The announcement came the day Customs and Border Protection held an open house at a new tent-like migrant processing center in the border community of Yuma. It is the first of two planned in Arizona to help agents process and temporarily shelter a growing number of asylum seekers arriving at the border. A similar structure is opening later this month in Tucson.
The Republican governor has quarreled with the administration of President Joe Biden over immigration policies, and he calls the situation on the border a crisis.
If this administration isn’t going to do anything, then we will, Ducey said.
There was no immediate response from Customs and Border Protection officials.
The American Civil Liberties Union in Arizona said Ducey’s actions do nothing more than further militarize our border communities and stoke unnecessary and unjustified fear.
U.S. Rep.
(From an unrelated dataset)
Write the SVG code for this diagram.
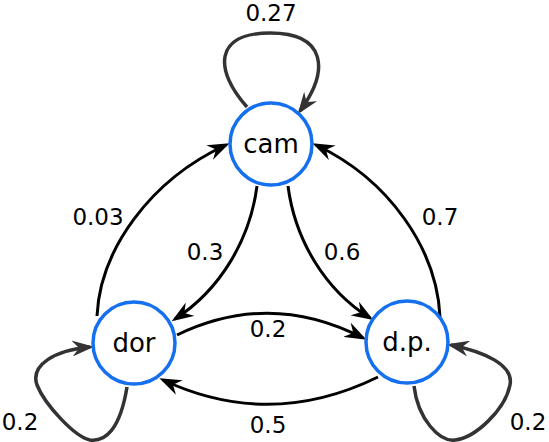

Raul Grijalva, a Democrat whose district includes Arizona’s southern border, said the deployment was purely political and will do nothing to resolve backlogs, improve care of unaccompanied minors, or help border communities.
The governor’s office said $25 million will initially be set aside to help local and state law enforcement officers such as state troopers.
Guard members could help with medical operations at detention centers, install and maintain border cameras, collect data from public safety cameras and analyze satellite imagery for current smuggling trends, the announcement said.
Texas Gov. Greg Abbott, who also is a Republican, last month deployed about 500 members of his state’s National Guard to the border in Texas, which is seeing the largest share of current arrivals
Ducey said in his announcement he will travel Wednesday to Yuma to meet with local officials and law enforcement agencies.
Officials in small Arizona border towns including Yuma, Ajo and Gila Bend have called on the federal government to help them manage small groups of asylum seekers being suddenly released in their communities by CBP officials who say they don’t have capacity to hold them. The towns don’t have the resources to transport the migrants to larger cities where they can get temporary shelter and logistical help reuniting with relatives elsewhere in the U.S.
An earlier statement from Customs and Border Protection said the Yuma and Tucson shelters will be similar to a soft-sided, 90,000-square-foot (about 8,360-square-meter) processing center for migrants that recently opened in Eagle Pass, Texas. One like it was temporarily erected in Yuma in 2019, when a large number of migrant arrived during the Trump administration.
The soft-sided processing centers are separate from shelters that Health and Human Services operates for unaccompanied children, who are housed separately from other migrants after processing.
CBP is turning away most adult migrants attempting to enter the U.S. under a public health order issued at the start of the COVID-19 pandemic. But the Biden administration is allowing unaccompanied minors and some families to remain, at least temporarily, while authorities determine whether they can stay through the asylum process or under another legal category.